The case was brought against Shell by Friends of the Earth Netherlands, a climate advocacy group that has waged similar lawsuits in the past to accelerate global climate action. While Shell plans to appeal the decision, the ruling requires the company to transform its business model worldwide, cutting emissions both for its own operations and the products it sells. In other words, the company will be forced to reduce its production and sale of fossil fuels.
“The court understands that the consequences could be big for Shell,” Jeannette Honée, a spokeswoman for the court, said in a video. “But the court believes that the consequences of severe climate change are more important than Shell’s interests.
“Severe climate change has consequences for human rights, including the right to life,” she added. “And the court thinks that companies, among them Shell, have to respect those human rights.”
Shell Oil is one of the companies most responsible for the world’s carbon emissions, according to data released by the US-based Climate Accountability Institute, because of how it has flooded global markets with fossil fuels that warm the atmosphere when burned for energy.
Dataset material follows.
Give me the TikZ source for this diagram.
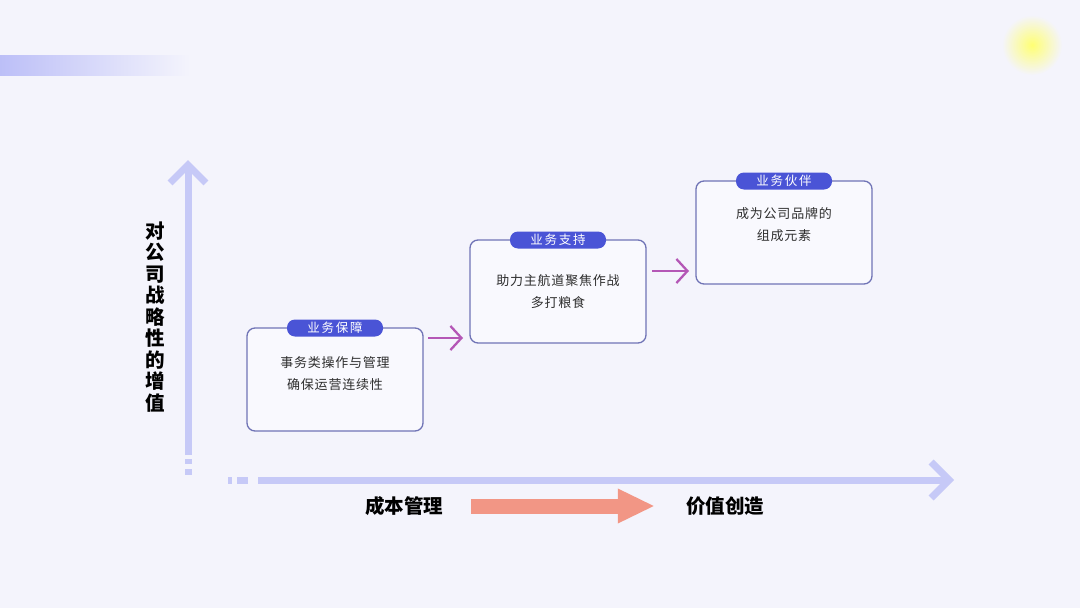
\documentclass[tikz,border=0pt]{standalone}
\usepackage{fontspec}
\usepackage{tikz}
\usetikzlibrary{arrows.meta, positioning, calc}
\newfontfamily\cjk{Noto Sans CJK SC}
\newfontfamily\cjktag[LetterSpace=14]{Noto Sans CJK SC}
\newfontfamily\cjkbody[LetterSpace=6]{Noto Sans CJK SC}
\definecolor{bgcol}{HTML}{F4F4FC}
\definecolor{axiscol}{HTML}{C6C9F7}
\definecolor{boxline}{HTML}{7074B6}
\definecolor{boxfill}{HTML}{F9F9FE}
\definecolor{tagcol}{HTML}{4A54D6}
\definecolor{stepcol}{HTML}{B457B6}
\definecolor{salmon}{HTML}{F29685}
\definecolor{txtcol}{HTML}{2E2E2E}

\begin{document}
\begin{tikzpicture}[
  x=1pt, y=-1pt,
  % --- boxes ---
  stagebox/.style={draw=boxline, fill=boxfill, line width=1.3pt, rounded corners=8pt,
    minimum width=176pt, minimum height=103pt, inner sep=0pt, outer sep=0pt},
  tag/.style={fill=tagcol, rounded corners=8pt, minimum width=96pt, minimum height=17pt,
    inner sep=0pt, text=white, font=\cjktag\fontsize{12.5}{14}\selectfont},
  desc/.style={align=center, text=txtcol, inner sep=0pt,
    font=\cjkbody\fontsize{13}{22}\selectfont},
  % --- labels ---
  axlbl/.style={inner sep=0pt, font=\cjk\bfseries\fontsize{19.5}{21.5}\selectfont, align=center},
  % --- arrows ---
  axis/.style={draw=axiscol, line width=7pt, -{Straight Barb[length=18pt, width=36pt]}},
  axdash/.style={draw=axiscol, line width=7pt},
  stp/.style={draw=stepcol, line width=2.3pt, -{Straight Barb[length=11pt, width=24pt]}},
  trend/.style={draw=salmon, line width=15pt, -{Triangle[length=37pt, width=32pt]}},
]

% ===================== BACKGROUND =====================
\fill[bgcol] (0,0) rectangle (1080,608);
\shade[left color=axiscol!95!blue, right color=bgcol] (0,55) rectangle (190,75);
\shade[inner color=yellow!55, outer color=bgcol] (1032,45) circle (30);

% ===================== AXES =====================
\coordinate (ybot) at (188,455);
\coordinate (ytop) at (188,160);
\coordinate (xlft) at (258,480);
\coordinate (xrgt) at (954,480);

\draw[axis] (ybot) -- (ytop);
\draw[axdash] (188,459) -- (188,464);
\draw[axdash] (188,469) -- (188,475);
\draw[axis] (xlft) -- (xrgt);
\draw[axdash] (228,480) -- (232,480);
\draw[axdash] (237,480) -- (248,480);

\node[axlbl] (vlbl) at (155,317) {对\\公\\司\\战\\略\\性\\的\\增\\值};

% ===================== STAGES =====================
\node[stagebox] (b1) at (335,379.5) {};
\node[tag] (t1) at (b1.north) {业务保障};
\node[desc] (d1) at (335,374) {事务类操作与管理\\确保运营连续性};

\node[stagebox] (b2) at (558,291.5) {};
\node[tag] (t2) at (b2.north) {业务支持};
\node[desc] (d2) at (558,291) {助力主航道聚焦作战\\多打粮食};

\node[stagebox] (b3) at (784,232.5) {};
\node[tag] (t3) at (b3.north) {业务伙伴};
\node[desc] (d3) at (784,225) {成为公司品牌的\\组成元素};

\draw[stp] ([shift={(5,10)}]b1.north east) -- ([shift={(-7,-5)}]b2.south west);
\draw[stp] ([shift={(6,31)}]b2.north east) -- ([shift={(-7,-13)}]b3.south west);

% ===================== TREND =====================
\node[axlbl] (cost) at (404,506) {成本管理};
\node[axlbl] (value) at (725,506) {价值创造};
\draw[trend] ([xshift=28]cost.east) -- ([xshift=-31]value.west);

\end{tikzpicture}
\end{document}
The oil industry was also found to have misled and confused the public for decades about the science of climate change and lobbied lawmakers to spike climate legislation. In recent years, major oil companies have sought to greenwash the climate movement by shifting blame of the climate crisis onto individuals.
Far from heeding the warnings of climate scientists and advocates who say that the majority of remaining fossil fuels must remain in the ground, oil companies have expanded their fossil fuel operations and plan to drill indefinitely.
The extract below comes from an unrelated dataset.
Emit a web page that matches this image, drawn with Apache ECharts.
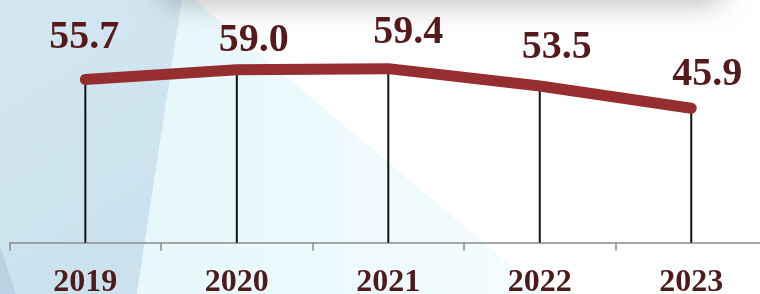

The International Energy Agency recently announced that no new fossil fuel deposits can be explored if the world is to achieve the Paris climate agreement’s goal of keeping temperatures from rising more than 1.5 degrees Celsius compared to pre-industrial levels. If temperatures rise above this threshold, then droughts, floods, extreme storms, heat waves, and more will get exponentially worse, endangering the lives of people worldwide.
Friends of the Earth argued in court that Shell was jeopardizing global human rights by maintaining business as usual. For the first time, a court agreed.
"This is a monumental victory for our planet, for our children and a big leap towards a livable future for everyone,” Donald Pols, director of Friends of the Earth Netherlands, said in a statement. “The judge has left no room for doubt: Shell is causing dangerous climate change and must stop its destructive behavior now."